Ignatieff's credibility, and that of his party, has been diminished to the point that there already is a coalition government, except that it's one between the Conservatives and the Liberals. And that ain't gonna change anytime soon, if only because there's no real coalition in the Liberal Party itself. Roughly half of today's living Grits would like to see Iggy killed rather than elected prime minister. Although he'll never admit it, I'd bet that a certain Liberal spin doctor is getting ready to vote Tory for the third time since Stephen Harper has been that party's leader.
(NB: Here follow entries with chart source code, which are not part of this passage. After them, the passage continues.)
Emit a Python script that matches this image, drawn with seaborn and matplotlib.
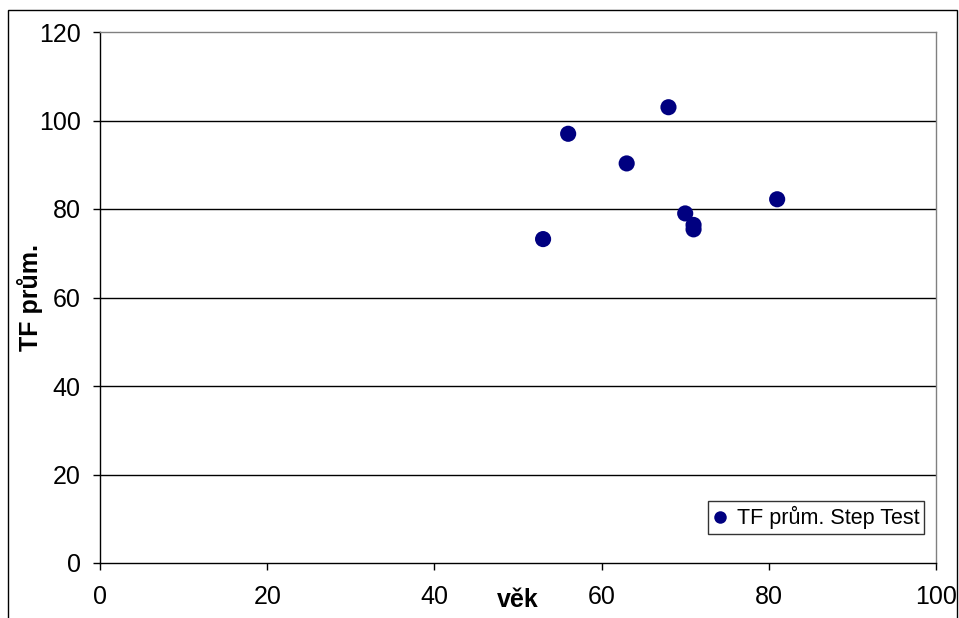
import matplotlib
matplotlib.use("Agg")
import matplotlib.pyplot as plt
import seaborn as sns
import pandas as pd
from matplotlib.patches import Rectangle

age = [68, 56, 63, 81, 70, 71, 71, 53]
tf_mean = [103, 97, 90.3, 82.2, 79, 76.4, 75.4, 73.2]
series_name = "TF prům. Step Test"
x_ticks = [0, 20, 40, 60, 80, 100]
y_ticks = [0, 20, 40, 60, 80, 100, 120]

df = pd.DataFrame({"věk": age, "TF prům.": tf_mean, "series": series_name})

sns.set_theme(style="white")
plt.rcParams['font.family'] = ['Liberation Sans', 'DejaVu Sans']

fig = plt.figure(figsize=(9.59, 6.18), dpi=100)
ax = fig.add_axes([100/959, 1-563/618, 836/959, 531/618])

# outer chart frame
fig.patches.append(Rectangle((8/959, -0.05), 949/959, 1.05 - 10/618,
                             transform=fig.transFigure, fill=False,
                             edgecolor='black', linewidth=1.0))

for y in y_ticks[1:-1]:
    ax.axhline(y, color='black', linewidth=1.0, zorder=1)

sns.scatterplot(data=df, x="věk", y="TF prům.", hue="series",
                palette=["#000080"], s=135, edgecolor='none', ax=ax, zorder=3)

ax.set_xlim(0, 100)
ax.set_ylim(0, 120)
ax.set_xticks(x_ticks)
ax.set_yticks(y_ticks)
ax.tick_params(axis='both', labelsize=18, colors='black', direction='out',
               length=5, width=1)
ax.tick_params(axis='x', pad=11)
ax.tick_params(axis='y', pad=9)
ax.xaxis.set_ticks_position('bottom')
ax.yaxis.set_ticks_position('left')

for side in ['left', 'bottom']:
    ax.spines[side].set_color('black')
    ax.spines[side].set_linewidth(1.0)
for side in ['top', 'right']:
    ax.spines[side].set_color('#808080')
    ax.spines[side].set_linewidth(1.0)

ax.set_xlabel("věk", fontsize=18, fontweight='bold', color='black')
ax.xaxis.set_label_coords(0.5, -0.048)
ax.set_ylabel("TF prům.", fontsize=18, fontweight='bold', color='black')
ax.yaxis.set_label_coords(-0.068, 0.5)

leg = ax.legend(loc='lower right', bbox_to_anchor=(824/836, 29/531),
                fontsize=15.5, frameon=True, fancybox=False, handletextpad=0.4,
                borderpad=0.22, handlelength=0.7, borderaxespad=0)
leg.get_frame().set_edgecolor('black')
leg.get_frame().set_linewidth(1.0)
for t in leg.get_texts():
    t.set_color('black')
for h in leg.legend_handles:
    if hasattr(h, 'set_markersize'):
        h.set_markersize(9)
    elif hasattr(h, 'set_sizes'):
        h.set_sizes([80])

fig.savefig("out.png", dpi=100)
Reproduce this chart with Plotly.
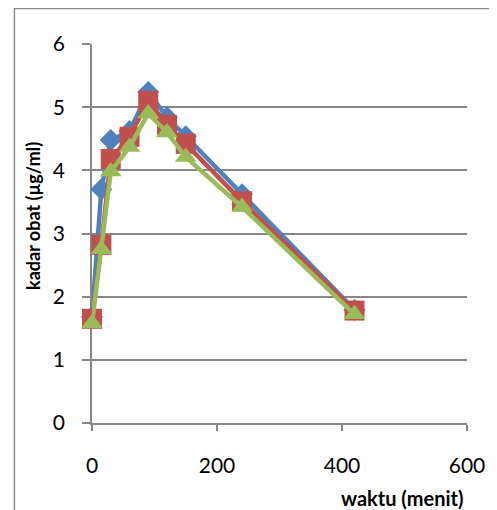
import plotly.graph_objects as go

waktu = [0, 15, 30, 60, 90, 120, 150, 240, 420]
seri_biru = [1.68, 3.70, 4.48, 4.62, 5.24, 4.84, 4.54, 3.62, 1.79]
seri_merah = [1.65, 2.82, 4.18, 4.53, 5.10, 4.72, 4.42, 3.51, 1.78]
seri_hijau = [1.58, 2.75, 3.98, 4.37, 4.90, 4.60, 4.21, 3.42, 1.72]

FONT = "Lato"
GRID = "#878787"

fig = go.Figure()
for vals, color, sym, size in [
    (seri_biru, "#4F81BD", "diamond", 17),
    (seri_merah, "#C0504D", "square", 20),
    (seri_hijau, "#9BBB59", "triangle-up", 19),
]:
    fig.add_trace(go.Scatter(
        x=waktu, y=vals, mode="lines+markers",
        line=dict(color=color, width=4.5),
        marker=dict(symbol=sym, size=size, color=color, line=dict(width=0)),
        cliponaxis=False, showlegend=False,
    ))

fig.update_layout(
    width=489, height=502,
    margin=dict(l=84, r=28, t=36, b=87),
    paper_bgcolor="white", plot_bgcolor="white",
    font=dict(family=FONT, color="black"),
    xaxis=dict(
        range=[0, 600], tickvals=[0, 200, 400, 600], ticktext=["0", "200", "400", "600"],
        showgrid=False, zeroline=False, showline=True, linecolor=GRID, linewidth=1.5,
        ticks="outside", ticklen=6, tickcolor=GRID, tickwidth=1.5,
        tickfont=dict(size=21, family=FONT), ticklabelstandoff=17, layer="below traces",
    ),
    yaxis=dict(
        range=[0, 6], tickvals=[0, 1, 2, 3, 4, 5, 6], ticktext=["0", "1", "2", "3", "4", "5", "6"],
        showgrid=True, gridcolor=GRID, gridwidth=1.5, zeroline=False,
        showline=True, linecolor=GRID, linewidth=1.5,
        ticks="outside", ticklen=8, tickcolor=GRID, tickwidth=1.5,
        tickfont=dict(size=21, family=FONT), ticklabelstandoff=13, layer="below traces",
    ),
    annotations=[
        dict(text="<b>kadar obat (µg/ml)</b>", xref="paper", yref="paper",
             x=-0.156, y=0.545, showarrow=False, textangle=-90,
             font=dict(size=18, family=FONT), xanchor="center", yanchor="middle"),
        dict(text="<b>waktu (menit)</b>", xref="paper", yref="paper",
             x=0.995, y=(423 - 498) / 379, showarrow=False,
             font=dict(size=20, family=FONT), xanchor="right", yanchor="middle"),
    ],
    shapes=[
        dict(type="rect", xref="paper", yref="paper",
             x0=(14 - 92) / 377, x1=(505 - 92) / 377,
             y0=(423 - 520) / 379, y1=(423 - 8.5) / 379,
             line=dict(color="#8c8c8c", width=1.5), fillcolor="rgba(0,0,0,0)", layer="below"),
    ],
)

fig.write_html("out.html")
There is simply no way that Michael Ignatieff risks the public humiliation of forcing an election that he could only win by accident under those circumstances. He's gotten pretty good at yelling, but to no effect. My opinion is that he'll quit or be deposed before he forces an election.

But let's assume for a second that he does force an election. Imagine the outrage of yet another election based on something as goddammed useless as corporate tax cuts. Boneheaded Tea Party Canadians (a contradiction in terms) will support Harper to the max because they know absolutely nothing about economics as the rest of the country punishes the Liberals for forcing an election that nobody wants over money that we don't have.

The simple fact is that it doesn't matter if there's a spring election. More importantly to my allegedly conservative friends, it doesn't matter if Michael Ignatieff wins it, which he won't. But even if he did, there would be absolutely no economic course correction. We'd just be spending shitloads of money that we don't have on different things. If you want that, you might as well vote for the NDP, which is at least honest about it.

As a country, we're well past the point where we need a party that says "Here's what we spend, here's what we take in, and here's what you idiots want. You do the fucking math." But you're never going to see that because the public is apathetic and stupid, and the politicians are increasingly running to be the homecoming king of the blogosphere, which isn't just apathetic and wrong, but stupid and whorish, to boot.

Do you want to turn a meaningless election into a consequential one? Send letters to Michael Ignatieff's office demanding that he defeat the budget. And when the writ is dropped, vote for anyone on the ballot that isn't a Conservative or a Liberal, particularly if you're a "small c" conservative.

I'd prefer that you vote for independents or small parties, but I don't necessarily care if you vote for the Bloc or the NDP. At this point, it doesn't really matter who the government is. What's important is sending a message, particularly to the Conservatives. And that message is "Get serious or die."